Weltkriegs-Reparationen Polen will 1,3 Billionen Euro von Deutschland fordern

dpa/AP/uri

1.9.2022

Das durch die Nazis zerstörte Warschauer Ghetto im Jahr 1945. (Archiv)
Das durch die Nazis zerstörte Warschauer Ghetto im Jahr 1945. (Archiv)
Bild: Keystone

83 Jahre nach Beginn des Zweiten Weltkriegs präsentiert Polen einen Bericht zu den im Zweiten Weltkrieg erlittenen Schäden. PiS-Chef Jaroslaw Kaczynski kündigt Reparationsforderungen in Billionenhöhe an.

dpa/AP/uri

Ein polnisches Gutachten hat die Kosten des deutschen Überfalls und der nachfolgenden Besetzung des Landes im Zweiten Weltkrieg auf 1,3 Billionen Euro beziffert.

Der Chef der Regierungspartei, Jaroslaw Kaczynski, bekräftigte nach der Vorstellung des Gutachtens am Donnerstag, dem 83. Jahrestag des deutschen Angriffs, dass Polen den Gegenwert als Reparation von Deutschland fordern werde. Dazu sei Polen verpflichtet. «Wir haben nicht nur das Gutachten erstellt, sondern wir haben auch über weitere Schritte entschieden», sagte er.

Die Deutschen «haben uns enormen Schaden zugefügt»

Das Gutachten wurde zum 83. Jahrestag des Beginn des Zweiten Weltkriegs im Königsschloss der polnischen Hauptstadt vorgestellt. Es soll die Reparationsforderungen von Polens nationalkonservativer Regierung an Deutschland untermauern.

«Die Deutschen sind in Polen eingefallen und haben uns enormen Schaden zugefügt. Die Besatzung war unglaublich verbrecherisch, unglaublich grausam und hatte Auswirkungen, die in vielen Fällen bis heute anhalten», sagte Kaczynski, der als starker Mann der polnischen Politik gilt.

«Wir können nicht zur Tagesordnung übergehen, nur weil es jemandem so vorkommt, als befände sich Polen in einer besonderen, radikal niedrigeren Position als andere Länder.» Er sei sich bewusst, dass es zu den Reparationen ein «langer und schwieriger Weg» sei.

Bis zu sechs Millionen Tote allein in Polen

Die nationalkonservative PiS-Regierung, die das Nachbarland seit 2015 führt, hat das Thema Entschädigungszahlungen immer wieder aufgebracht. Die PiS rief 2017 für das Gutachten eine Parlamentskommission ins Leben.

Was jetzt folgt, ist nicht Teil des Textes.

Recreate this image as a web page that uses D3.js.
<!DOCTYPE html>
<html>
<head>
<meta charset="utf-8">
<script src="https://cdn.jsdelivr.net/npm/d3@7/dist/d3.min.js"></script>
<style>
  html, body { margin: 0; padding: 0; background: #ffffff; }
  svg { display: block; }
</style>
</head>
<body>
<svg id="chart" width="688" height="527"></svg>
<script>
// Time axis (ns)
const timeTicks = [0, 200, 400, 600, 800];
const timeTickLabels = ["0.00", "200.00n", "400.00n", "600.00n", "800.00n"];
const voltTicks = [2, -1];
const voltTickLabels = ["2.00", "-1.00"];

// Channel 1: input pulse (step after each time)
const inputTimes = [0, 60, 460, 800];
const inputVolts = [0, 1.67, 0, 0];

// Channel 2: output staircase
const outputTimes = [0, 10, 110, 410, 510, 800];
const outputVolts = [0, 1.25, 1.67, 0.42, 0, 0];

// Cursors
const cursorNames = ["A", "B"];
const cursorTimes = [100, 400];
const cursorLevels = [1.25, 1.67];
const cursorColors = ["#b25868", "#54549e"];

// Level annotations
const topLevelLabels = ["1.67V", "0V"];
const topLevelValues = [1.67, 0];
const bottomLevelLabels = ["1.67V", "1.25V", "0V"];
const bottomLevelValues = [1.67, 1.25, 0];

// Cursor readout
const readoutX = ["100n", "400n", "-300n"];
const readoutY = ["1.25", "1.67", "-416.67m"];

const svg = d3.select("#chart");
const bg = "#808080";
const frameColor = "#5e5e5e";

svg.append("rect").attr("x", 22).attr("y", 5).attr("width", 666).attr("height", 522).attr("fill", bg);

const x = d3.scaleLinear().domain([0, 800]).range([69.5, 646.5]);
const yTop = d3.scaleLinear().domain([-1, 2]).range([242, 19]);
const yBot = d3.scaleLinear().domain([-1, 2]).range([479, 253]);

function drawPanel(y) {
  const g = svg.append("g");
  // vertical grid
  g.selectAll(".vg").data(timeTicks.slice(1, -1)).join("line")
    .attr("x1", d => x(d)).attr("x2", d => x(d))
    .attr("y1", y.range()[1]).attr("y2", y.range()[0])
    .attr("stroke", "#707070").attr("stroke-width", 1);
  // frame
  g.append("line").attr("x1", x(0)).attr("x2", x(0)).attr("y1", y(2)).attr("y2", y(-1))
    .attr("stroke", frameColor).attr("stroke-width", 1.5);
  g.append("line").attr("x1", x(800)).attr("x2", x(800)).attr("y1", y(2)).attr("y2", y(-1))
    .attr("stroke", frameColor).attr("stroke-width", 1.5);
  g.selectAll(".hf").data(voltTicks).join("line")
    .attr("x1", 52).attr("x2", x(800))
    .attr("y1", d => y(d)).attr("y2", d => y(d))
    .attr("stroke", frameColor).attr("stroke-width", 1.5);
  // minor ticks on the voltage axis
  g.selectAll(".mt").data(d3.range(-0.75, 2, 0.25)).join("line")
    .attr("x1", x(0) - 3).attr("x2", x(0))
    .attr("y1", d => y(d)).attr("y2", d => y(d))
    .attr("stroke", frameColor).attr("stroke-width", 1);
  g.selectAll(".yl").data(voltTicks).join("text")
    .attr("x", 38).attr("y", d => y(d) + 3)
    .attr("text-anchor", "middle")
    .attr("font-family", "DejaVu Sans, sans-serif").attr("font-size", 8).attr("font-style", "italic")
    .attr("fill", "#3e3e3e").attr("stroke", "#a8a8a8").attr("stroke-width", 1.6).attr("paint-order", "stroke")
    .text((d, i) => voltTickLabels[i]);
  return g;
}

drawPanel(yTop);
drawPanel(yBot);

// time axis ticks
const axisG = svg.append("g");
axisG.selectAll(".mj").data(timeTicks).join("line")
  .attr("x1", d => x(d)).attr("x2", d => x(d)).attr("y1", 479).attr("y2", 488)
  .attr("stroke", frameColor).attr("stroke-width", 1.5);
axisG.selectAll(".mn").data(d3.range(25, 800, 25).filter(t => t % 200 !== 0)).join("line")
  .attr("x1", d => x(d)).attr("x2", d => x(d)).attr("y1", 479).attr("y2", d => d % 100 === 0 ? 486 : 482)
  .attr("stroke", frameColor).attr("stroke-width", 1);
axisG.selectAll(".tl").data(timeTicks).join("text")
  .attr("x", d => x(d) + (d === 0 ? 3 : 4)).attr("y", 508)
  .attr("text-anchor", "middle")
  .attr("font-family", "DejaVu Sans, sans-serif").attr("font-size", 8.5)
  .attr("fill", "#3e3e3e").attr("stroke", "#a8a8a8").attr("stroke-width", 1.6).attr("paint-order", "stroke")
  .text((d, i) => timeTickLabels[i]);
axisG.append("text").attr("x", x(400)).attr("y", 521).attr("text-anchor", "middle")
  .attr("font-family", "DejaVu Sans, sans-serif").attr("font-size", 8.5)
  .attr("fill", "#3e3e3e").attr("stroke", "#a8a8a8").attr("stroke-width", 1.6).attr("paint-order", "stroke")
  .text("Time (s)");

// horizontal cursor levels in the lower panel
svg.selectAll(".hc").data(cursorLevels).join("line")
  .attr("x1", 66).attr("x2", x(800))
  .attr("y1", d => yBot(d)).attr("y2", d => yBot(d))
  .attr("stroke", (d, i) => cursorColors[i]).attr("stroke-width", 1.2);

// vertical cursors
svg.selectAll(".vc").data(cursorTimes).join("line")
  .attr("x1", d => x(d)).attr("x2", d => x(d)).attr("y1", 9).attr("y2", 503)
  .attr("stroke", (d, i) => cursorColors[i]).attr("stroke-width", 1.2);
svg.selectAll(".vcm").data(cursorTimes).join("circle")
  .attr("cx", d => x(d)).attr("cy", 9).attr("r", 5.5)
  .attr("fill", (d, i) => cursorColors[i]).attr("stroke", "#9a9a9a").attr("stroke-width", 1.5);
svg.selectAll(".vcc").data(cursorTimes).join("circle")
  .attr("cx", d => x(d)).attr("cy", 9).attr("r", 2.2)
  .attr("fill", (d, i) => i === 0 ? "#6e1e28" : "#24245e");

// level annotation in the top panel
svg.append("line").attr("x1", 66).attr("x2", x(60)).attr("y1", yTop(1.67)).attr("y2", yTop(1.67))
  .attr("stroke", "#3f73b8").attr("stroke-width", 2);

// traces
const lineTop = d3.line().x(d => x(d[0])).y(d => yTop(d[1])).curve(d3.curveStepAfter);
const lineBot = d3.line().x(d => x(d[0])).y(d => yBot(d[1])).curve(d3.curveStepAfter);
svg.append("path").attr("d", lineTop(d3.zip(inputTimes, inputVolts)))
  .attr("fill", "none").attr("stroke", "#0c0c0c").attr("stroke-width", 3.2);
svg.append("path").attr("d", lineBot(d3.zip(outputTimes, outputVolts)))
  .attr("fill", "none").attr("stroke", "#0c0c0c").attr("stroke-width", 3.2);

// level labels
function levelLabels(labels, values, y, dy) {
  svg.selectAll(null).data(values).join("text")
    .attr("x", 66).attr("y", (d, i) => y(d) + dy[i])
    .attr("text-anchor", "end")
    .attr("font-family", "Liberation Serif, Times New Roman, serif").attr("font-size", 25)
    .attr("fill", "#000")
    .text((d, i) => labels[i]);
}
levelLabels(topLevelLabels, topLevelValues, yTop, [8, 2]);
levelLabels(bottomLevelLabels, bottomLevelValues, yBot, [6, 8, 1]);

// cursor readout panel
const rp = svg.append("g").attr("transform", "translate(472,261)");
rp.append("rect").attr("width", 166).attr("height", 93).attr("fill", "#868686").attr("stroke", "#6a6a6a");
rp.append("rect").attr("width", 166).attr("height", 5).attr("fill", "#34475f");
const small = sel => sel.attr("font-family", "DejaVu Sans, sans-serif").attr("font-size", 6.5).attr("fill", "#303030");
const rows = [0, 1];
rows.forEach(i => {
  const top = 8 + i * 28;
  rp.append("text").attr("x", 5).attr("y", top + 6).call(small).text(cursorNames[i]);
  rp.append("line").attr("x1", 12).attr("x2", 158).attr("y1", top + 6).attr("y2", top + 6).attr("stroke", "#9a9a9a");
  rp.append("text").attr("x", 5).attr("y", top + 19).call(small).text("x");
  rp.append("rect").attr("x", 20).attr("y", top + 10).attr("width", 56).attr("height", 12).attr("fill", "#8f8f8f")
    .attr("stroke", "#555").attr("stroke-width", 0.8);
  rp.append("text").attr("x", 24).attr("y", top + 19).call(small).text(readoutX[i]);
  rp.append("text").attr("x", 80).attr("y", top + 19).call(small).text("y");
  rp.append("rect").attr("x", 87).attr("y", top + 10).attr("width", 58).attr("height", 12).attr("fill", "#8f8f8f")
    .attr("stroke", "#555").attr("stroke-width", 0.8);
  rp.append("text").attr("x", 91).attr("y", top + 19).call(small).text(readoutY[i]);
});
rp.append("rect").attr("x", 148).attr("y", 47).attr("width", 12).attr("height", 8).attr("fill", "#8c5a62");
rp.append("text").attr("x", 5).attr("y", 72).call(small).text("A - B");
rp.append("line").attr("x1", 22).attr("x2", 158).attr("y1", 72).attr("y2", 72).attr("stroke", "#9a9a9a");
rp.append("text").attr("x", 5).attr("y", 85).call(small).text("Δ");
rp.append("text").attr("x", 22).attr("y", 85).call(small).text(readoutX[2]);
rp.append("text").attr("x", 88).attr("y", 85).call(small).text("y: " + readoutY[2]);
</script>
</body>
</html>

Zudem gründete Polen ein Forschungsinstitut für Kriegsschäden. Der mehrfach angekündigte Bericht wurde nun an einem symbolischen Tag präsentiert: Am 1. September 1939 begann der deutsche Überfall auf Polen.

Dies war auch der Beginn des Zweiten Weltkriegs mit mindestens 55 Millionen Toten – andere Schätzungen kommen sogar auf bis zu 80 Millionen. Genaue Zahlen gibt es nicht. Allein in Polen kamen nach Schätzungen bis zu sechs Millionen Menschen ums Leben.

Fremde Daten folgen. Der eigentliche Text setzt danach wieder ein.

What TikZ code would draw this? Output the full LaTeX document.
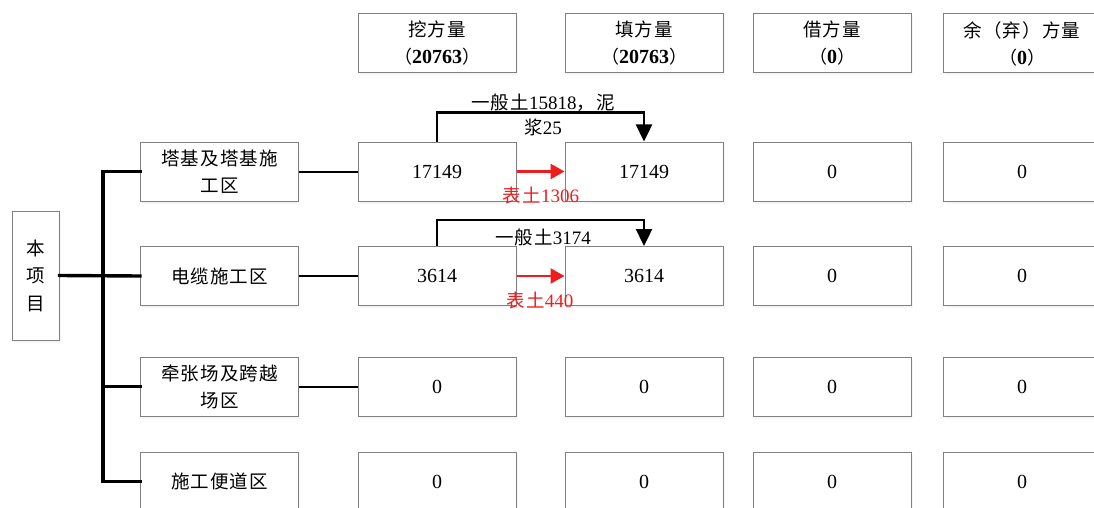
\documentclass[tikz,border=0pt]{standalone}
\usepackage{fontspec}
\setmainfont{Liberation Serif}
\newfontfamily\cjkfam{Noto Sans CJK SC}[LetterSpace=6]
\newfontfamily\cjkplain{Noto Sans CJK SC}
\usetikzlibrary{arrows.meta,shadows}

\definecolor{boxgray}{RGB}{128,128,128}
\definecolor{flowred}{RGB}{238,28,28}
\definecolor{shadowtint}{RGB}{160,170,200}

% text helpers: Chinese in a sans CJK face, figures in a Times-like serif
\newcommand\numsize{\fontsize{20}{27}\selectfont}
\newcommand\lblsize{\fontsize{19}{25}\selectfont}
\newcommand\zhtext[1]{{\cjkfam\fontsize{18.5}{25}\selectfont #1}}
\newcommand\zhparen[1]{{\cjkplain\fontsize{18}{25}\selectfont #1}}

\tikzset{
  cell/.style={draw=boxgray, line width=1pt, fill=white,
    minimum width=158pt, minimum height=59pt, inner sep=0pt,
    align=center, font=\numsize,
    drop shadow={shadow xshift=1.5pt, shadow yshift=-2.5pt,
      fill=shadowtint, opacity=0.1}},
  rootcell/.style={cell, minimum width=47pt, minimum height=129pt,
    font=\fontsize{20}{27.5}\selectfont},
  trunkline/.style={line width=3.4pt, line cap=rect},
  linkline/.style={line width=2pt},
  moveline/.style={line width=2.4pt,
    -{Triangle[length=17pt,width=16pt]}},
  topsoil/.style={line width=2.4pt, draw=flowred,
    -{Triangle[length=14pt,width=15pt]}},
  flowlabel/.style={font=\lblsize, align=center, inner sep=0pt},
}

\begin{document}
\begin{tikzpicture}[x=1pt,y=-1pt]
\useasboundingbox (0,0) rectangle (1094,508);

% column headings
\node[cell] (hWa)  at (437,43.5) {\zhtext{挖方量}\\\zhparen{（}\textbf{20763}\zhparen{）}};
\node[cell] (hTian) at (644,43.5) {\zhtext{填方量}\\\zhparen{（}\textbf{20763}\zhparen{）}};
\node[cell] (hJie) at (832,43.5) {\zhtext{借方量}\\\zhparen{（}\textbf{0}\zhparen{）}};
\node[cell] (hYu)  at (1022,43.5) {\zhtext{余（弃）方量}\\\zhparen{（}\textbf{0}\zhparen{）}};

% project root
\node[rootcell] (root) at (35.5,275.5) {\zhtext{本}\\\zhtext{项}\\\zhtext{目}};

% construction areas
\node[cell] (aTower) at (219.5,171.5) {\zhtext{塔基及塔基施}\\\zhtext{工区}};
\node[cell] (aCable) at (219.5,276)   {\zhtext{电缆施工区}};
\node[cell] (aPull)  at (219.5,386.5) {\zhtext{牵张场及跨越}\\\zhtext{场区}};
\node[cell] (aRoad)  at (219.5,481.5) {\zhtext{施工便道区}};

% quantities per area
\node[cell] (tWa)   at (437,171.5)  {17149};
\node[cell] (tTian) at (644,171.5)  {17149};
\node[cell] (tJie)  at (832,171.5)  {0};
\node[cell] (tYu)   at (1022,171.5) {0};

\node[cell] (cWa)   at (437,276)  {3614};
\node[cell] (cTian) at (644,276)  {3614};
\node[cell] (cJie)  at (832,276)  {0};
\node[cell] (cYu)   at (1022,276) {0};

\node[cell] (pWa)   at (437,386.5)  {0};
\node[cell] (pTian) at (644,386.5)  {0};
\node[cell] (pJie)  at (832,386.5)  {0};
\node[cell] (pYu)   at (1022,386.5) {0};

\node[cell] (rWa)   at (437,481.5)  {0};
\node[cell] (rTian) at (644,481.5)  {0};
\node[cell] (rJie)  at (832,481.5)  {0};
\node[cell] (rYu)   at (1022,481.5) {0};

% tree from the project to the areas
\coordinate (trunk) at (103,0);
\draw[trunkline] (aTower.west) -- (aTower.west -| trunk) -- (aRoad.west -| trunk) -- (aRoad.west);
\draw[trunkline] (root.east) -- (aCable.west);
\draw[trunkline] (aPull.west -| trunk) -- (aPull.west);

% areas to their excavation boxes
\draw[linkline] (aTower.east) -- (tWa.west);
\draw[linkline] (aCable.east) -- (cWa.west);
\draw[linkline] (aPull.east) -- (pWa.west);

% internal transfers of general soil
\draw[moveline] (tWa.north) -- ++(0,-29) -| (tTian.north);
\node[flowlabel] (tGen) at (543,114.5) {\zhtext{一般土}15818\zhtext{，泥}\\\zhtext{浆}25};
\draw[moveline] (cWa.north) -- ++(0,-26) -| (cTian.north);
\node[flowlabel] (cGen) at (543,237) {\zhtext{一般土}3174};

% topsoil transfers
\draw[topsoil] (tWa.east) -- (tTian.west);
\node[flowlabel, text=flowred] (tTop) at (541,195) {\zhtext{表土}1306};
\draw[topsoil] (cWa.east) -- (cTian.west);
\node[flowlabel, text=flowred] (cTop) at (540,300) {\zhtext{表土}440};
\end{tikzpicture}
\end{document}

30 Experten an Gutachten beteiligt

Nach Angaben von Arkadiusz Mularczyk, dem Leiter der Parlamentskommission, waren an dem Gutachten 30 Experten beteiligt, darunter Historiker, Wirtschaftsfachleute und Immobiliengutachter.

Der erste Band umfasst mehr als 500 Seiten und ist in neun Kapitel unterteilt – Berechnungen zu den polnischen Kriegsverlusten in den Bereichen Demografie, der wirtschaftlichen Bewertung der menschlichen Verluste sowie den materiellen Verlusten. Ausserdem geht es um den Verlust von Kultur- und Kunstgütern sowie verschiedenen Arten von Finanzmitteln, Bankguthaben und Wertpapieren.

Der polnische Oppositionspolitiker Grzegorz Schetyna nannte das Gutachten innenpolitisch motiviert. Polen sei auf ein gutes Verhältnis zu Deutschland angewiesen, sagte er. Die Bundesregierung lehnt jegliche Reparationsforderungen ab. Für sie ist die Frage mit dem 2+4-Vertrag über die aussenpolitischen Aspekte der deutschen Einheit abgeschlossen.